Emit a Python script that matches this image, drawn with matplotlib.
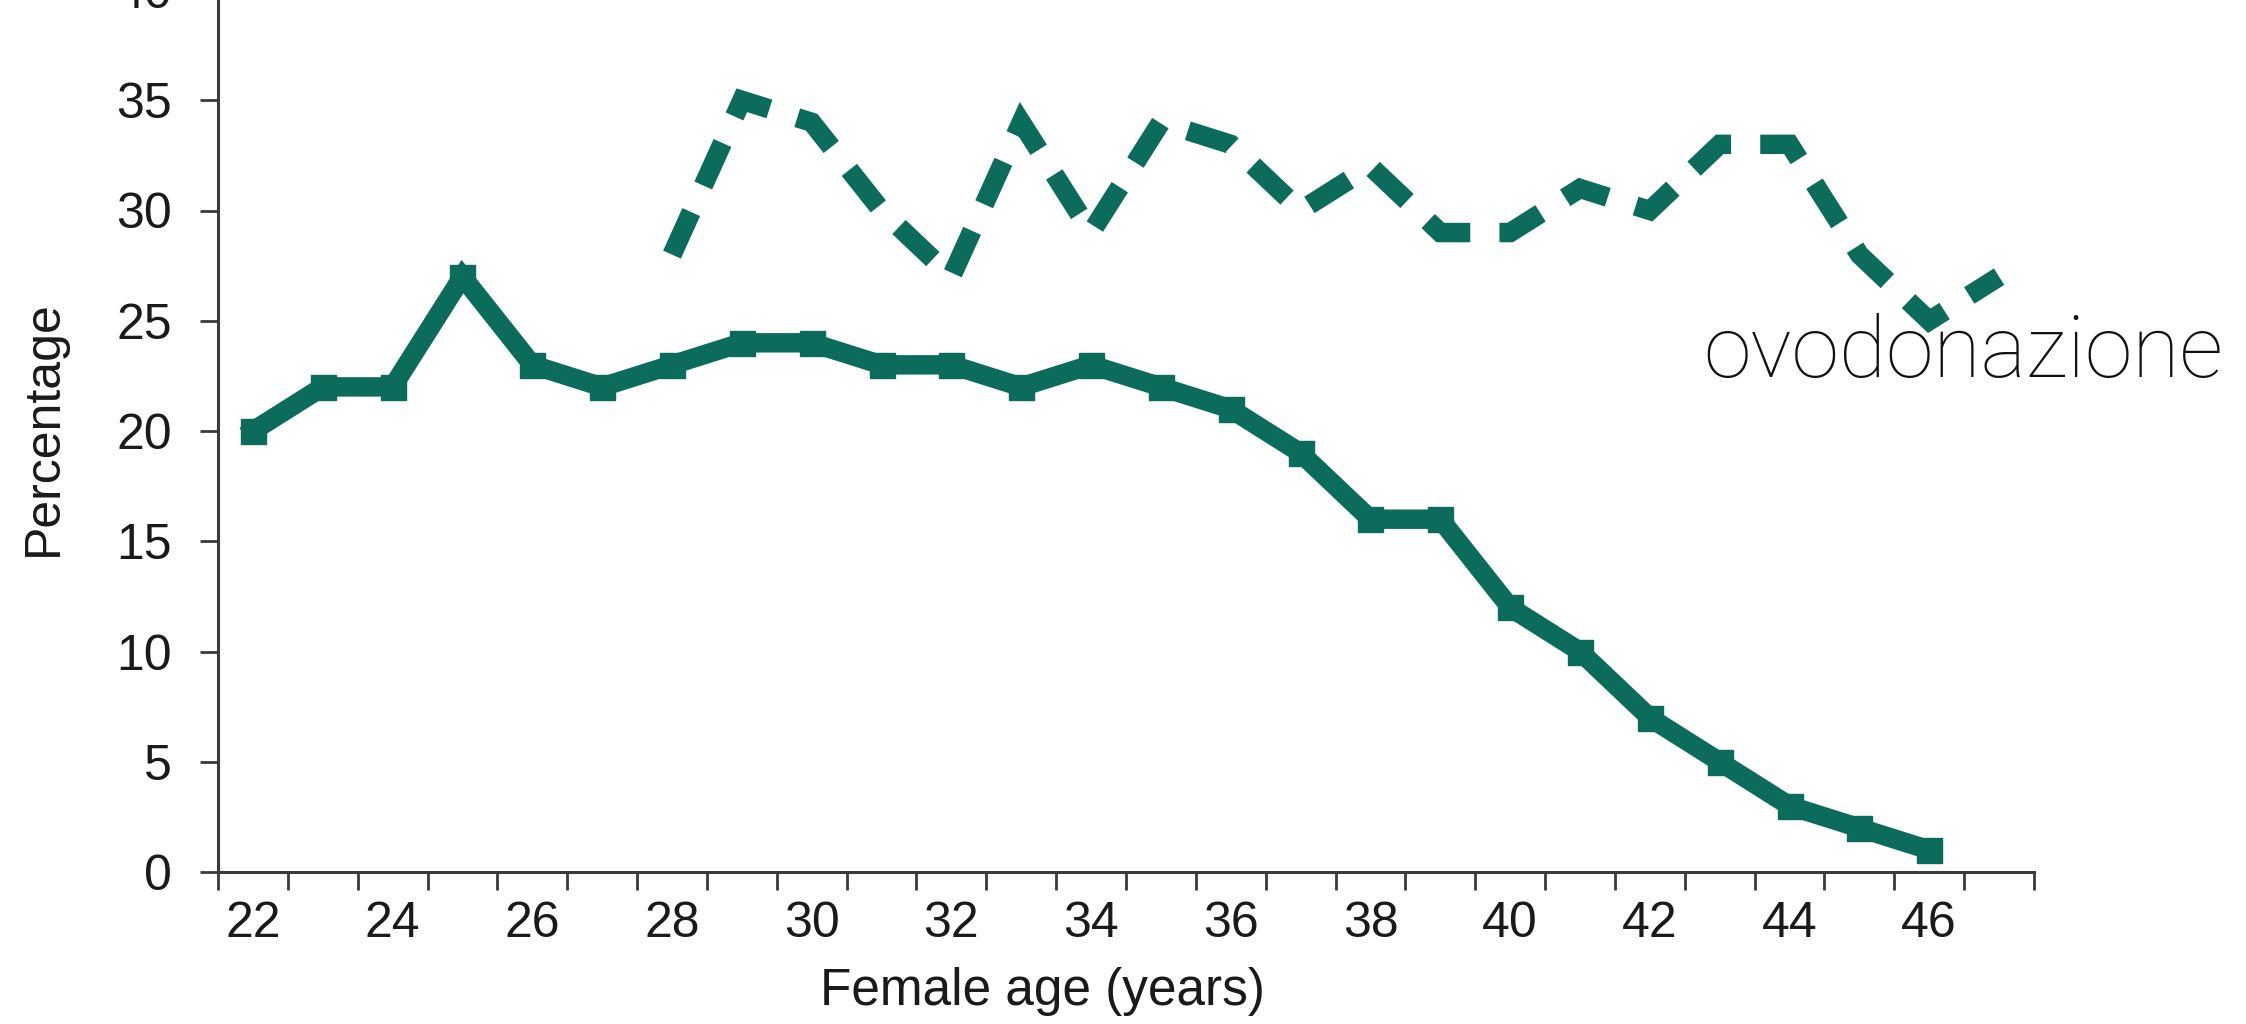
import matplotlib
matplotlib.use("Agg")
import matplotlib.pyplot as plt
import numpy as np

# ---- data ----
ages_own = [22, 23, 24, 25, 26, 27, 28, 29, 30, 31, 32, 33, 34, 35, 36, 37, 38, 39, 40, 41, 42, 43, 44, 45, 46]
pct_own = [20, 22, 22, 27, 23, 22, 23, 24, 24, 23, 23, 22, 23, 22, 21, 19, 16, 16, 12, 10, 7, 5, 3, 2, 1]

ages_donor = [28, 29, 30, 31, 32, 33, 34, 35, 36, 37, 38, 39, 40, 41, 42, 43, 44, 45, 46, 47]
pct_donor = [28, 35, 34, 30, 27, 34, 29, 34, 33, 30, 32, 29, 29, 31, 30, 33, 33, 28, 25, 27]

xtick_labels = [22, 24, 26, 28, 30, 32, 34, 36, 38, 40, 42, 44, 46]
ytick_values = [0, 5, 10, 15, 20, 25, 30, 35, 40]
annotation = "ovodonazione"

COLOR = "#0c6c5c"
AXCOL = "#3a3a3a"

W, H, DPI = 2246, 1024, 100
fig = plt.figure(figsize=(W / DPI, H / DPI), dpi=DPI)
plt.rcParams['font.family'] = ['Liberation Sans', 'DejaVu Sans']

left_px, right_px = 218, 2034
bottom_px, top_px = 872, -10
ax = fig.add_axes([left_px / W, 1 - bottom_px / H,
                   (right_px - left_px) / W, (bottom_px - top_px) / H])

ax.plot(ages_own, pct_own, color=COLOR, lw=14.0, marker='s', ms=18,
        mfc=COLOR, mec=COLOR, solid_joinstyle='miter', zorder=3, clip_on=False)
ax.plot(ages_donor, pct_donor, color=COLOR, lw=14.0, linestyle=(0, (2.4, 1.5)),
        dash_capstyle='butt', dash_joinstyle='miter', zorder=3, clip_on=False)

ax.set_xlim(21.5, 47.5)
ax.set_ylim(0, 40)

for s in ['top', 'right']:
    ax.spines[s].set_visible(False)
for s in ['left', 'bottom']:
    ax.spines[s].set_color(AXCOL)
    ax.spines[s].set_linewidth(2.2)

edges = np.arange(21.5, 47.6, 1.0)
ax.set_xticks(edges)
ax.set_xticklabels([''] * len(edges))
ax.set_xticks(xtick_labels, [str(v) for v in xtick_labels], minor=True)
ax.tick_params(axis='x', which='major', length=13, width=2.0, color=AXCOL, direction='out')
ax.tick_params(axis='x', which='minor', length=0, pad=21, labelsize=36, labelcolor='#1a1a1a')

ax.set_yticks(ytick_values, [str(v) for v in ytick_values])
ax.tick_params(axis='y', length=13, width=2.0, color=AXCOL, direction='out',
               pad=20, labelsize=36, labelcolor='#1a1a1a')

ax.set_xlabel("Female age (years)", fontsize=37, color='#1a1a1a')
ax.xaxis.set_label_coords((1042 - left_px) / (right_px - left_px),
                          -(992 - bottom_px) / (bottom_px - top_px))
ax.xaxis.label.set_va('center')

ax.set_ylabel("Percentage", fontsize=36, color='#1a1a1a')
ax.yaxis.set_label_coords((44 - left_px) / (right_px - left_px),
                          (bottom_px - 428) / (bottom_px - top_px))
ax.yaxis.label.set_va('center')

fig.text(1703 / W, 1 - 377 / H, annotation, fontsize=62, color='#111111',
         family=['Roboto', 'DejaVu Sans'], fontweight='light', ha='left', va='baseline')

fig.savefig("out.png", dpi=DPI, facecolor='white')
-------
AIM:
Return every line above in which the string "matplotlib" occurs.

RESPONSE TO THIS TASK:
Emit a Python script that matches this image, drawn with matplotlib.
import matplotlib
matplotlib.use("Agg")
import matplotlib.pyplot as plt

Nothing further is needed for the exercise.